* Your instructions
Set down each line of the material that follows, exactly, with no pictures.

* Material
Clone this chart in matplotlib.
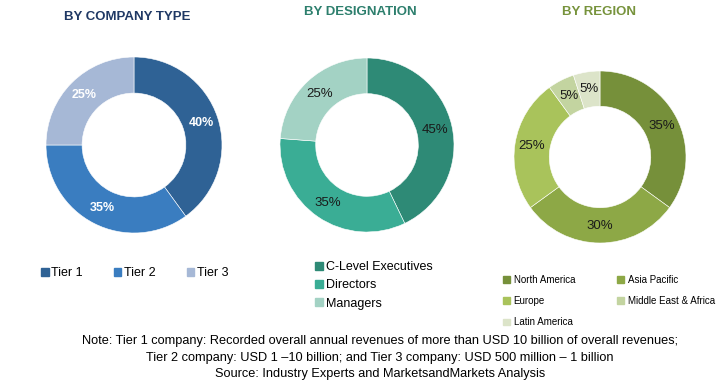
import matplotlib
matplotlib.use('Agg')
import matplotlib.pyplot as plt
from matplotlib.patches import Patch

W, H = 718, 387

company_labels = ['Tier 1', 'Tier 2', 'Tier 3']
company_values = [40, 35, 25]
company_colors = ['#2F6295', '#3A7DC0', '#A6B8D6']

desig_labels = ['C-Level Executives', 'Directors', 'Managers']
desig_values = [45, 35, 25]
desig_colors = ['#2E8A76', '#3AAD95', '#A3D2C4']

region_labels = ['North America', 'Asia Pacific', 'Europe',
                 'Middle East & Africa', 'Latin America']
region_values = [35, 30, 25, 5, 5]
region_colors = ['#76903A', '#8DA846', '#A9C35B', '#C3D4A0', '#DCE4C9']

font = ['Liberation Sans', 'DejaVu Sans']

fig = plt.figure(figsize=(W / 100, H / 100), dpi=100)
fig.patch.set_facecolor('white')


def donut(cx, cy, r, values, colors, txtcolor, weight, fs):
    ax = fig.add_axes([(cx - r) / W, 1 - (cy + r) / H, 2 * r / W, 2 * r / H])
    wedges, texts, autotexts = ax.pie(
        values, colors=colors, startangle=90, counterclock=False,
        radius=1, autopct='%d%%', pctdistance=0.8,
        wedgeprops=dict(width=0.41, edgecolor='white', linewidth=0.4),
        textprops=dict(color=txtcolor, fontsize=fs, weight=weight,
                       family=font))
    # show the stated shares, as the source does, even where they don't sum to 100
    for t, v in zip(autotexts, values):
        t.set_text('%d%%' % v)
    ax.set_xlim(-1, 1)
    ax.set_ylim(-1, 1)
    ax.set_aspect('equal')
    ax.axis('off')
    return ax


donut(134, 145, 88, company_values, company_colors, 'white', 'bold', 9)
donut(367, 145, 87, desig_values, desig_colors, '#1a1a1a', 'normal', 9.5)
donut(600, 157, 86, region_values, region_colors, '#1a1a1a', 'normal', 9.5)

# titles
fig.text(127 / W, 1 - 17 / H, 'BY COMPANY TYPE', ha='center', va='center',
         fontsize=9.5, weight='bold', color='#1F3864', family=font)
fig.text(360 / W, 1 - 12 / H, 'BY DESIGNATION', ha='center', va='center',
         fontsize=9.5, weight='bold', color='#2D7F6D', family=font)
fig.text(599 / W, 1 - 12 / H, 'BY REGION', ha='center', va='center',
         fontsize=9.5, weight='bold', color='#77933C', family=font)

# legends
h1 = [Patch(color=c, label=l) for c, l in zip(company_colors, company_labels)]
fig.legend(handles=h1, loc='center left', bbox_to_anchor=(41 / W, 1 - 273 / H),
           ncol=3, frameon=False, handlelength=0.6, handleheight=0.6,
           handletextpad=0.2, columnspacing=2.5, borderaxespad=0, borderpad=0,
           prop=dict(family=font, size=9))

h2 = [Patch(color=c, label=l) for c, l in zip(desig_colors, desig_labels)]
fig.legend(handles=h2, loc='upper left', bbox_to_anchor=(315 / W, 1 - 261 / H),
           ncol=1, frameon=False, handlelength=0.6, handleheight=0.6,
           handletextpad=0.3, labelspacing=0.5, borderaxespad=0, borderpad=0,
           prop=dict(family=font, size=9))

order = [0, 2, 4, 1, 3]
h3 = [Patch(color=region_colors[i], label=region_labels[i]) for i in order]
fig.legend(handles=h3, loc='upper left', bbox_to_anchor=(503 / W, 1 - 275 / H),
           ncol=2, frameon=False, handlelength=0.7, handleheight=0.7,
           handletextpad=0.4, labelspacing=1.15, columnspacing=4.3,
           borderaxespad=0, borderpad=0,
           prop=dict(family=font, size=7))

notes = ['Note: Tier 1 company: Recorded overall annual revenues of more than USD 10 billion of overall revenues;',
         'Tier 2 company: USD 1 \u201310 billion; and Tier 3 company: USD 500 million \u2013 1 billion',
         'Source: Industry Experts and MarketsandMarkets Analysis']
for i, line in enumerate(notes):
    fig.text(380 / W, 1 - (341 + 16.5 * i) / H, line, ha='center', va='center',
             fontsize=9.2, color='black', family=font)

fig.savefig('out.png', dpi=100, facecolor='white')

* Exercise solution
Clone this chart in matplotlib.
import matplotlib
matplotlib.use('Agg')
import matplotlib.pyplot as plt
from matplotlib.patches import Patch

W, H = 718, 387

company_labels = ['Tier 1', 'Tier 2', 'Tier 3']
company_values = [40, 35, 25]
company_colors = ['#2F6295', '#3A7DC0', '#A6B8D6']

desig_labels = ['C-Level Executives', 'Directors', 'Managers']
desig_values = [45, 35, 25]
desig_colors = ['#2E8A76', '#3AAD95', '#A3D2C4']

region_labels = ['North America', 'Asia Pacific', 'Europe',
                 'Middle East & Africa', 'Latin America']
region_values = [35, 30, 25, 5, 5]
region_colors = ['#76903A', '#8DA846', '#A9C35B', '#C3D4A0', '#DCE4C9']

font = ['Liberation Sans', 'DejaVu Sans']

fig = plt.figure(figsize=(W / 100, H / 100), dpi=100)
fig.patch.set_facecolor('white')


def donut(cx, cy, r, values, colors, txtcolor, weight, fs):
    ax = fig.add_axes([(cx - r) / W, 1 - (cy + r) / H, 2 * r / W, 2 * r / H])
    wedges, texts, autotexts = ax.pie(
        values, colors=colors, startangle=90, counterclock=False,
        radius=1, autopct='%d%%', pctdistance=0.8,
        wedgeprops=dict(width=0.41, edgecolor='white', linewidth=0.4),
        textprops=dict(color=txtcolor, fontsize=fs, weight=weight,
                       family=font))
    # show the stated shares, as the source does, even where they don't sum to 100
    for t, v in zip(autotexts, values):
        t.set_text('%d%%' % v)
    ax.set_xlim(-1, 1)
    ax.set_ylim(-1, 1)
    ax.set_aspect('equal')
    ax.axis('off')
    return ax


donut(134, 145, 88, company_values, company_colors, 'white', 'bold', 9)
donut(367, 145, 87, desig_values, desig_colors, '#1a1a1a', 'normal', 9.5)
donut(600, 157, 86, region_values, region_colors, '#1a1a1a', 'normal', 9.5)

# titles
fig.text(127 / W, 1 - 17 / H, 'BY COMPANY TYPE', ha='center', va='center',
         fontsize=9.5, weight='bold', color='#1F3864', family=font)
fig.text(360 / W, 1 - 12 / H, 'BY DESIGNATION', ha='center', va='center',
         fontsize=9.5, weight='bold', color='#2D7F6D', family=font)
fig.text(599 / W, 1 - 12 / H, 'BY REGION', ha='center', va='center',
         fontsize=9.5, weight='bold', color='#77933C', family=font)

# legends
h1 = [Patch(color=c, label=l) for c, l in zip(company_colors, company_labels)]
fig.legend(handles=h1, loc='center left', bbox_to_anchor=(41 / W, 1 - 273 / H),
           ncol=3, frameon=False, handlelength=0.6, handleheight=0.6,
           handletextpad=0.2, columnspacing=2.5, borderaxespad=0, borderpad=0,
           prop=dict(family=font, size=9))

h2 = [Patch(color=c, label=l) for c, l in zip(desig_colors, desig_labels)]
fig.legend(handles=h2, loc='upper left', bbox_to_anchor=(315 / W, 1 - 261 / H),
           ncol=1, frameon=False, handlelength=0.6, handleheight=0.6,
           handletextpad=0.3, labelspacing=0.5, borderaxespad=0, borderpad=0,
           prop=dict(family=font, size=9))

order = [0, 2, 4, 1, 3]
h3 = [Patch(color=region_colors[i], label=region_labels[i]) for i in order]
fig.legend(handles=h3, loc='upper left', bbox_to_anchor=(503 / W, 1 - 275 / H),
           ncol=2, frameon=False, handlelength=0.7, handleheight=0.7,
           handletextpad=0.4, labelspacing=1.15, columnspacing=4.3,
           borderaxespad=0, borderpad=0,
           prop=dict(family=font, size=7))

notes = ['Note: Tier 1 company: Recorded overall annual revenues of more than USD 10 billion of overall revenues;',
         'Tier 2 company: USD 1 \u201310 billion; and Tier 3 company: USD 500 million \u2013 1 billion',
         'Source: Industry Experts and MarketsandMarkets Analysis']
for i, line in enumerate(notes):
    fig.text(380 / W, 1 - (341 + 16.5 * i) / H, line, ha='center', va='center',
             fontsize=9.2, color='black', family=font)

fig.savefig('out.png', dpi=100, facecolor='white')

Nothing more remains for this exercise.